Starting with the first line of the data that follows, transcribe every line verbatim until the line containing "20, step: 10" has been transcribed.

◆ ◆ ◆

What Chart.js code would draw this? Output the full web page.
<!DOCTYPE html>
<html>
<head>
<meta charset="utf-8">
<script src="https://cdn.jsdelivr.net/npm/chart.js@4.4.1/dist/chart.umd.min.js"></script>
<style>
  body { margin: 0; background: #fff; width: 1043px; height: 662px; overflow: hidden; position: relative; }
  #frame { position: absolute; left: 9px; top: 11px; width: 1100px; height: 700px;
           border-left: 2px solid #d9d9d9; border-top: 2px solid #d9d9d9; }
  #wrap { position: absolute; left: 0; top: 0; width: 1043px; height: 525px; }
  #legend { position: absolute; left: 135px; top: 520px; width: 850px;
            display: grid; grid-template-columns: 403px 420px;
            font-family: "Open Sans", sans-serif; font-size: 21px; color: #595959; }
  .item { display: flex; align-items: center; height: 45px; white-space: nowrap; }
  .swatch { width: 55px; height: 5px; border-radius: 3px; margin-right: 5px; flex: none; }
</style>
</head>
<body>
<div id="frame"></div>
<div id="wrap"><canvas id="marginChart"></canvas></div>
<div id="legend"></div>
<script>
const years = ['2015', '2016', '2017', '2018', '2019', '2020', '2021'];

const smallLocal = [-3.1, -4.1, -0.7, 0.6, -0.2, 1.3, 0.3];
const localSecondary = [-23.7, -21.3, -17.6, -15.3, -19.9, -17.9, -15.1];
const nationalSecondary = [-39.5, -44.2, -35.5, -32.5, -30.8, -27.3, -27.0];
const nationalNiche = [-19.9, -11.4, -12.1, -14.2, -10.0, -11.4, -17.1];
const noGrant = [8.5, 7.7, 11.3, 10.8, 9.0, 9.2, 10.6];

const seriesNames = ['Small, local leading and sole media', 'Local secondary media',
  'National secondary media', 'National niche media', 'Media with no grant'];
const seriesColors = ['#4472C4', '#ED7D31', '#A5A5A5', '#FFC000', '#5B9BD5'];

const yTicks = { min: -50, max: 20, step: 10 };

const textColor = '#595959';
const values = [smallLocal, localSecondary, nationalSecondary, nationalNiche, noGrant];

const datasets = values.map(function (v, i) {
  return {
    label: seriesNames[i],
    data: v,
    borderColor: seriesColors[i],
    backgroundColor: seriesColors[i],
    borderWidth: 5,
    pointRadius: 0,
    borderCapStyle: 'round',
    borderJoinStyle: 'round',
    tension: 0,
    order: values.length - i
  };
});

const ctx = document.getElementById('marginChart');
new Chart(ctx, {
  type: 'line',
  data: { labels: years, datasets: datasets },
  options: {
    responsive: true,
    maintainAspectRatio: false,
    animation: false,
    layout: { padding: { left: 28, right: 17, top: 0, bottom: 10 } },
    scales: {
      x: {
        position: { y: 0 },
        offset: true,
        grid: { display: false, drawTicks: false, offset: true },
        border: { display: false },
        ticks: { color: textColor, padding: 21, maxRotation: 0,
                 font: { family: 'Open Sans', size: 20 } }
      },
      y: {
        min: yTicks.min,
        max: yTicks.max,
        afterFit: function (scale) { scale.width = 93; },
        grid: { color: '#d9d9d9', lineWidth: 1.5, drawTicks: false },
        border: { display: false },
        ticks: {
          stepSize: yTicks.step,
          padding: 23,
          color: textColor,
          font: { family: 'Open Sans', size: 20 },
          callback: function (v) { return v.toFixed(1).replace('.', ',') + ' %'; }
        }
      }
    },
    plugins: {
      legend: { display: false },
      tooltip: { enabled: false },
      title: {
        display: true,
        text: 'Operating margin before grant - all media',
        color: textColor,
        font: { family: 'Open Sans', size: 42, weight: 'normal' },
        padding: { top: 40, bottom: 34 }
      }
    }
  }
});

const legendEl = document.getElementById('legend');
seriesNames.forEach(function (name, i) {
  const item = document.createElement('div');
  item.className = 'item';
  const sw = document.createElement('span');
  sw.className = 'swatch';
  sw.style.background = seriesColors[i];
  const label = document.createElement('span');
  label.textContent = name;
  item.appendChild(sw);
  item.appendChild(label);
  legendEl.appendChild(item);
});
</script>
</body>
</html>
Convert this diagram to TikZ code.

◆ ◆ ◆

## EXERCISE RESPONSE
What Chart.js code would draw this? Output the full web page.
<!DOCTYPE html>
<html>
<head>
<meta charset="utf-8">
<script src="https://cdn.jsdelivr.net/npm/chart.js@4.4.1/dist/chart.umd.min.js"></script>
<style>
  body { margin: 0; background: #fff; width: 1043px; height: 662px; overflow: hidden; position: relative; }
  #frame { position: absolute; left: 9px; top: 11px; width: 1100px; height: 700px;
           border-left: 2px solid #d9d9d9; border-top: 2px solid #d9d9d9; }
  #wrap { position: absolute; left: 0; top: 0; width: 1043px; height: 525px; }
  #legend { position: absolute; left: 135px; top: 520px; width: 850px;
            display: grid; grid-template-columns: 403px 420px;
            font-family: "Open Sans", sans-serif; font-size: 21px; color: #595959; }
  .item { display: flex; align-items: center; height: 45px; white-space: nowrap; }
  .swatch { width: 55px; height: 5px; border-radius: 3px; margin-right: 5px; flex: none; }
</style>
</head>
<body>
<div id="frame"></div>
<div id="wrap"><canvas id="marginChart"></canvas></div>
<div id="legend"></div>
<script>
const years = ['2015', '2016', '2017', '2018', '2019', '2020', '2021'];

const smallLocal = [-3.1, -4.1, -0.7, 0.6, -0.2, 1.3, 0.3];
const localSecondary = [-23.7, -21.3, -17.6, -15.3, -19.9, -17.9, -15.1];
const nationalSecondary = [-39.5, -44.2, -35.5, -32.5, -30.8, -27.3, -27.0];
const nationalNiche = [-19.9, -11.4, -12.1, -14.2, -10.0, -11.4, -17.1];
const noGrant = [8.5, 7.7, 11.3, 10.8, 9.0, 9.2, 10.6];

const seriesNames = ['Small, local leading and sole media', 'Local secondary media',
  'National secondary media', 'National niche media', 'Media with no grant'];
const seriesColors = ['#4472C4', '#ED7D31', '#A5A5A5', '#FFC000', '#5B9BD5'];

const yTicks = { min: -50, max: 20, step: 10 };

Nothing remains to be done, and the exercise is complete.